The Oregon Trail
The two traveling companions who are the protagonists of the story follow the Oregon Trail and a book titled The Oregon Trail Revisited becomes of central significance. The imagery here is distinctly and profoundly ironic. The Oregon Trail has over time taken on a mythic status as the road leading to the taming of the wild frontier and the civilization of wilderness where the buffalo roamed. Along the way, history is revisited from the perspective of the future looking backward, lending legendary white heroes of the wild west like Buffalo Bill a much less heroic aspect.
Books
The Oregon Trail Revisited is not the only literature of significance in the story. The legend of El Dorado is referenced with specific mention of The Golden Dream. La Grand Sauterelle is a compulsive library book thief who reveals the high status that books have to her specifically by virtue of the fact that she always mails the stolen book back to the library when she’s done. And, of course, one of the most famous book stores in American history briefly becomes the setting of the story when Jack and his companion show up at Lawrence Ferlinghetti’s legendary City Lights in San Francisco. All this imagery fuels La Grand Sauterell’s philosophy that no single book is compete unto itself; it can only be understood within the context of its relationship to other books.
Chop Suey
Chop suey is the name finally given to the cat that is traveling with the two protagonists. Chop suey is, of course, infamous for being a popular dish at Chinese restaurants in America despite not being actual Chinese cuisine, having been invented in America. It is a dish comprised mainly of leftover ingredients tossed together and its lack of a distinct ethnicity while assuming one connected with the American melting pot experience transforms the presence of the cat into imagery that keeps connecting with the blended cultural reality of North America, both Canadian and American.
“The Volks”
One of the examples connected to chop suey is, of course, the van (or minibus) itself.
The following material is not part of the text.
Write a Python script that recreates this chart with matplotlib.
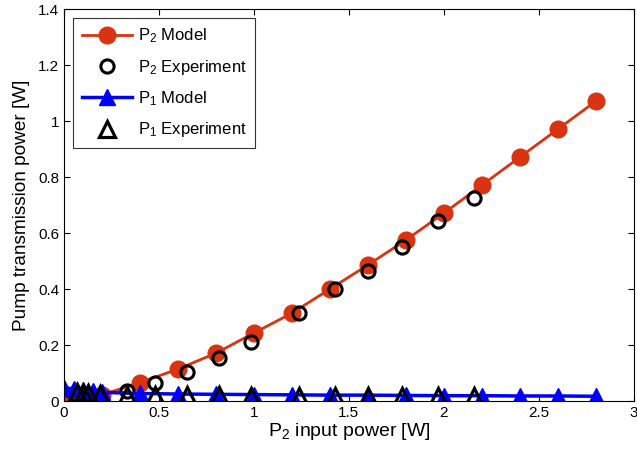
import matplotlib
matplotlib.use('Agg')
import matplotlib.pyplot as plt

plt.rcParams['font.family'] = ['Liberation Sans', 'DejaVu Sans']
plt.rcParams['mathtext.default'] = 'regular'

# model curves (P2 input power [W])
model_x = [0, 0.05, 0.1, 0.15, 0.2, 0.4, 0.6, 0.8, 1.0, 1.2, 1.4, 1.6, 1.8, 2.0, 2.2, 2.4, 2.6, 2.8]
p2_model = [0.0, 0.0, 0.005, 0.013, 0.022, 0.066, 0.114, 0.171, 0.243, 0.314, 0.4, 0.486, 0.575,
            0.671, 0.771, 0.871, 0.971, 1.071]
p1_model = [0.048, 0.043, 0.038, 0.034, 0.031, 0.027, 0.025, 0.024, 0.023, 0.022, 0.021, 0.021,
            0.02, 0.019, 0.019, 0.018, 0.018, 0.017]

# experiment
exp_x = [0.07, 0.1, 0.125, 0.19, 0.33, 0.48, 0.645, 0.815, 0.985, 1.235, 1.425, 1.6, 1.78, 1.97, 2.16]
p2_exp = [0.0, 0.005, 0.015, 0.015, 0.035, 0.064, 0.104, 0.155, 0.21, 0.315, 0.4, 0.465, 0.55, 0.643, 0.725]
p1_exp = [0.032, 0.03, 0.028, 0.024, 0.022, 0.02, 0.02, 0.02, 0.019, 0.019, 0.018, 0.018, 0.017, 0.017, 0.017]

red = '#D93310'

fig = plt.figure(figsize=(6.37, 4.54), dpi=100)
ax = fig.add_axes([0.1005, 0.1167, 0.8945, 0.8633])

ax.plot(model_x, p2_model, color=red, lw=2, marker='o', ms=12, mec=red, label='P$_2$ Model')
ax.plot(exp_x, p2_exp, ls='none', marker='o', ms=9.5, mfc='none', mec='black', mew=2.2,
        label='P$_2$ Experiment')
ax.plot(model_x, p1_model, color='#0000FF', lw=2.5, marker='^', ms=12, label='P$_1$ Model')
ax.plot(exp_x, p1_exp, ls='none', marker='^', ms=11, mfc='none', mec='black', mew=2.3,
        label='P$_1$ Experiment')

ax.set_xlim(0, 3)
ax.set_ylim(0, 1.4)
ax.set_xticks([0, 0.5, 1, 1.5, 2, 2.5, 3])
ax.set_xticklabels(['0', '0.5', '1', '1.5', '2', '2.5', '3'])
ax.set_yticks([0, 0.2, 0.4, 0.6, 0.8, 1.0, 1.2, 1.4])
ax.set_yticklabels(['0', '0.2', '0.4', '0.6', '0.8', '1', '1.2', '1.4'])
ax.tick_params(direction='in', top=True, right=True, labelsize=11, length=4)
ax.set_xlabel('P$_2$ input power [W]', fontsize=14, labelpad=1)
ax.set_ylabel('Pump transmission power [W]', fontsize=13.7, labelpad=6)
for s in ax.spines.values():
    s.set_linewidth(0.8)

leg = ax.legend(loc='upper left', fontsize=12, fancybox=False, edgecolor='black',
                bbox_to_anchor=(0.0, 1.0), borderaxespad=0.55, handlelength=3.0,
                handletextpad=0.4, labelspacing=0.75, borderpad=0.5)
leg.get_frame().set_linewidth(0.8)

fig.savefig('out.png', dpi=100)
Its origin was in Germany and like so many Americans, it crossed the Atlantic to find a home. Jack’s preferred term for referencing his vehicle is neither van nor minibus nor even VW for that matter, but “the Volks.” This affection term translated into English means “the people.” And if the novel is about nothing else, it is about the people of all nationalities and origin—both indigenous and immigrant—who have made North America the unique place in the world that it is; a vast region populated not by generations of Poles or Russians or Chinese or Ethiopians but populated simply by generations of people.